France 24, la BBC et aujourd’hui Euronews : en quelques mois, ces télévisions se sont mises à l’arabe avec l’objectif de se faire entendre, via le satellite, par une large population dans le Moyen-Orient et en Afrique du Nord, mais les premiers bilans semblent mitigés.
À ces télévisions s’ajoutent la chaîne américaine al-Hurra (« la libre », lancée en 2004) et la russe Russia al-Yaum (« Russie aujourd’hui », lancée en 2007). La Deutsche Welle émet, elle, trois heures par jour en arabe depuis 2005.
Un porte-parole de la BBC a indiqué que la chaîne était « comblée par la réaction » du public, quatre mois après le lancement de la BBC Arabic Television, sans toutefois disposer de chiffres d’audience. Son budget s’élèvera à 25 millions de livres (33 millions d’euros) dès qu’elle diffusera 24h/24. Le passage de 12 à 24 heures de diffusion, prévu initialement pour cet été, est cependant reporté à l’automne. Aucune explication n’a été fournie pour ce délai. La chaîne, qui avait déjà lancé une version arabe en 1994 mais qui s’était arrêtée au bout de deux ans, ambitionne de s’adresser à une audience de 20 millions de téléspectateurs par semaine d’ici à 2010.
France 24 compte de son côté une vingtaine de journalistes arabophones et émet depuis avril 2007 4 heures par jour. Agnès Levallois, directrice adjointe en charge des contenus en arabe, dit être « satisfaite ». « On commence à avoir de bons retours d’audience dans les pays du Maghreb », assure-t-elle. Dans le Proche et Moyen-Orient, en revanche, « c’est plus difficile » : la chaîne française souffre là-bas de « la concurrence très importante » d’al-Jazira et al-Arabiya.
Les deux grandes chaînes panarabes d’information continuent de dominer l’audience. Dans les territoires palestiniens, la première est regardée par la grande majorité de la population, en raison de son ton militant.
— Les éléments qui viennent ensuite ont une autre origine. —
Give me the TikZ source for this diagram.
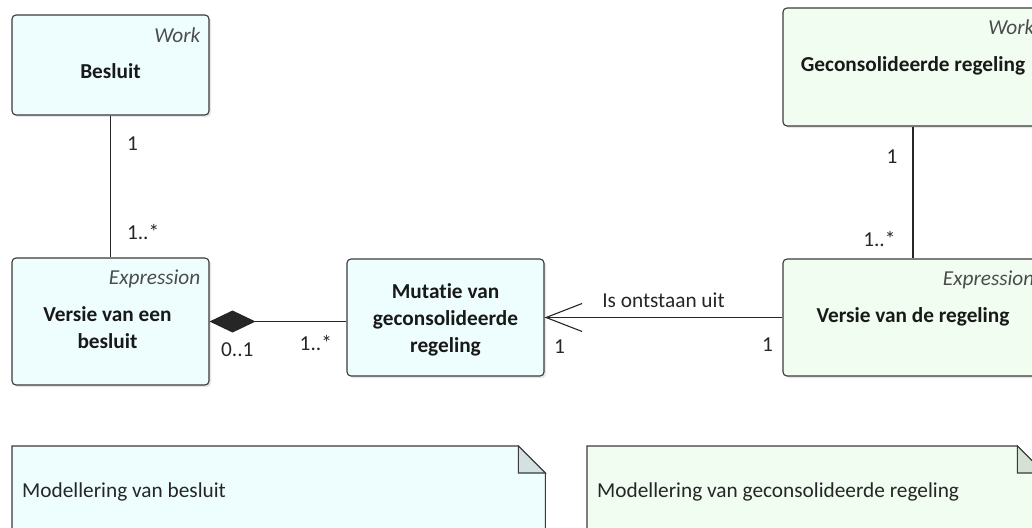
\documentclass[tikz,border=0pt]{standalone}
\usepackage{fontspec}
\setmainfont{Carlito}[Ligatures=NoCommon]
\usepackage{tikz}
\usetikzlibrary{positioning}
\usetikzlibrary{arrows.meta,shadows}
\definecolor{besluitFill}{HTML}{EEFEFF}
\definecolor{regelingFill}{HTML}{F0FDF0}
\definecolor{besluitFold}{HTML}{D3E1E2}
\definecolor{regelingFold}{HTML}{D4E1D4}
\definecolor{kader}{HTML}{3A3A3A}
\newcommand{\eaFont}{\fontsize{21.3}{27}\selectfont}
\tikzset{
    umlBox/.style={draw=kader, line width=1.1pt, rounded corners=4pt, inner sep=0pt,
        drop shadow={shadow xshift=2pt, shadow yshift=-2pt, opacity=0.2}},
    umlName/.style={font=\eaFont\bfseries, text=black!90, align=center, anchor=base, inner sep=0pt},
    umlStereo/.style={font=\eaFont\itshape, text=black!70, anchor=base east, inner sep=0pt},
    mult/.style={font=\eaFont, text=black!85, inner sep=0pt},
    assoc/.style={draw=black!85, line width=1.1pt},
    noteBox/.style={inner sep=0pt, anchor=north west},
    noteText/.style={font=\eaFont, text=black!85, anchor=base west, inner sep=0pt}
}

\begin{document}
\begin{tikzpicture}[x=1pt,y=-1pt]
        \useasboundingbox (0,0) rectangle (1032,527);
        \clip (0,0) rectangle (1032,527);
        % classes
        \node[umlBox, fill=besluitFill, minimum width=197pt, minimum height=100pt] (besluit) at (110.5,65) {};
        \node[umlBox, fill=besluitFill, minimum width=197pt, minimum height=127pt] (versieBesluit) at (110.5,321.5) {};
        \node[umlBox, fill=besluitFill, minimum width=197pt, minimum height=117pt] (mutatie) at (445.5,317.5) {};
        \node[umlBox, fill=regelingFill, minimum width=260pt, minimum height=118pt] (gecons) at (913,67) {};
        \node[umlBox, fill=regelingFill, minimum width=260pt, minimum height=117pt] (versieRegeling) at (913,317.5) {};
        % names and stereotypes
        \node[umlStereo] (besluitWork) at ([xshift=-9pt,yshift=-28pt]besluit.north east) {Work};
        \node[umlName] (besluitNaam) at ([yshift=-64pt]besluit.north) {Besluit};
        \node[umlStereo] (versieBesluitExpr) at ([xshift=-9pt,yshift=-27pt]versieBesluit.north east) {Expression};
        \node[umlName] (versieBesluitNaam) at ([xshift=-3pt,yshift=-91pt]versieBesluit.north) {Versie van een\\besluit};
        \node[umlName] (mutatieNaam) at ([yshift=-94pt]mutatie.north) {Mutatie van\\geconsolideerde\\regeling};
        \node[umlStereo] (geconsWork) at ([xshift=-9pt,yshift=-27pt]gecons.north east) {Work};
        \node[umlName] (geconsNaam) at ([yshift=-64pt]gecons.north) {Geconsolideerde regeling};
        \node[umlStereo] (versieRegelingExpr) at ([xshift=-9pt,yshift=-27pt]versieRegeling.north east) {Expression};
        \node[umlName] (versieRegelingNaam) at ([yshift=-64pt]versieRegeling.north) {Versie van de regeling};
        % associations
        \draw[assoc] (besluit) -- (versieBesluit)
            node[mult, pos=0.2, anchor=west, xshift=16pt] (mB1) {1}
            node[mult, pos=0.82, anchor=west, xshift=16pt] (mB2) {1..*};
        \draw[assoc] (gecons) -- (versieRegeling)
            node[mult, pos=0.23, anchor=east, xshift=-15pt] (mG1) {1}
            node[mult, pos=0.85, anchor=east, xshift=-17pt] (mG2) {1..*};
        \draw[assoc, {Diamond[length=46pt,width=22pt]}-] (versieBesluit.east) -- (versieBesluit.east -| mutatie.west)
            node[mult, pos=0, anchor=west, xshift=11pt, yshift=-28pt] (mC1) {0..1}
            node[mult, pos=1, anchor=east, xshift=-14pt, yshift=-22pt] (mC2) {1..*};
        \draw[assoc, -{Straight Barb[length=36pt,width=28pt,line width=1.1pt]}] (versieRegeling) -- (mutatie)
            node[mult, pos=0.5, anchor=base, yshift=10pt] (relNaam) {Is ontstaan uit}
            node[mult, pos=0, anchor=east, xshift=-9pt, yshift=-27pt] (mR1) {1}
            node[mult, pos=1, anchor=west, xshift=9pt, yshift=-29pt] (mR2) {1};
        % notes
        \node[noteBox, minimum width=533pt, minimum height=100pt] (notitieBesluit) at (12,446) {};
        \filldraw[fill=besluitFill, draw=kader, line width=1.1pt] (notitieBesluit.north west) -- ([xshift=-27pt]notitieBesluit.north east)
            -- ([yshift=-27pt]notitieBesluit.north east) -- (notitieBesluit.south east) -- (notitieBesluit.south west) -- cycle;
        \filldraw[fill=besluitFold, draw=kader, line width=1.1pt] ([xshift=-27pt]notitieBesluit.north east)
            -- ([xshift=-27pt,yshift=-27pt]notitieBesluit.north east) -- ([yshift=-27pt]notitieBesluit.north east) -- cycle;
        \node[noteText] (tekstBesluit) at ([xshift=10pt,yshift=-51pt]notitieBesluit.north west) {Modellering van besluit};
        \node[noteBox, minimum width=457pt, minimum height=100pt] (notitieRegeling) at (587,446) {};
        \filldraw[fill=regelingFill, draw=kader, line width=1.1pt] (notitieRegeling.north west) -- ([xshift=-27pt]notitieRegeling.north east)
            -- ([yshift=-27pt]notitieRegeling.north east) -- (notitieRegeling.south east) -- (notitieRegeling.south west) -- cycle;
        \filldraw[fill=regelingFold, draw=kader, line width=1.1pt] ([xshift=-27pt]notitieRegeling.north east)
            -- ([xshift=-27pt,yshift=-27pt]notitieRegeling.north east) -- ([yshift=-27pt]notitieRegeling.north east) -- cycle;
        \node[noteText] (tekstRegeling) at ([xshift=10pt,yshift=-51pt]notitieRegeling.north west) {Modellering van geconsolideerde regeling};
      \end{tikzpicture}
\end{document}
Beaucoup ne savent même pas que des chaînes occidentales en arabe existent.
Selon un centre d’étude d’opinion en Jordanie, les premiers résultats de la BBC sont décevants. « Elle n’a pas réussi à susciter de l’intérêt », selon ce centre, qui ajoute qu’al-Hurra a presque disparu des écrans, souffrant de ses liens avec l’administration américaine.
Pour la sociologue d’origine algérienne Leila Babès, « globalement dans le monde arabo-musulman, il y a de la méfiance à l’égard des médias occidentaux, surtout lorsqu’ils font passer des messages des grandes puissances ».
Le philosophe Malek Chebel, également d’origine algérienne, se montre assez pessimiste quant à l’avenir de ces chaînes. « Elles vont se concurrencer entre elles », estime-t-il. « Elles ne vont pas conquérir les téléspectateurs arabes : ceux qui écoutent religieusement al-Jazira ou al-Manar (la télévision du Hezbollah) ne vont pas changer », affirme-t-il. « Dans le meilleur des cas, les téléspectateurs arabes vont les utiliser pour compléter les informations », ajoute Malek Chebel.
Pour le politologue libanais Joseph Bahout, « le consommateur de télévision se promène un peu sur toutes les chaînes. À un moment, il écoutera ces chaînes-là ». « Mais est-ce qu’elles le fidéliseront ? » interroge-t-il. Mais selon ce politologue, le plus important « n’est pas l’audience ». « La bataille se situe au niveau politique et non au niveau des parts de marché. Comme on a une ambassade dans le monde arabe, il faut avoir une télévision; ça fait partie de l’arsenal diplomatique. Il faut exister politiquement », estime-t-il.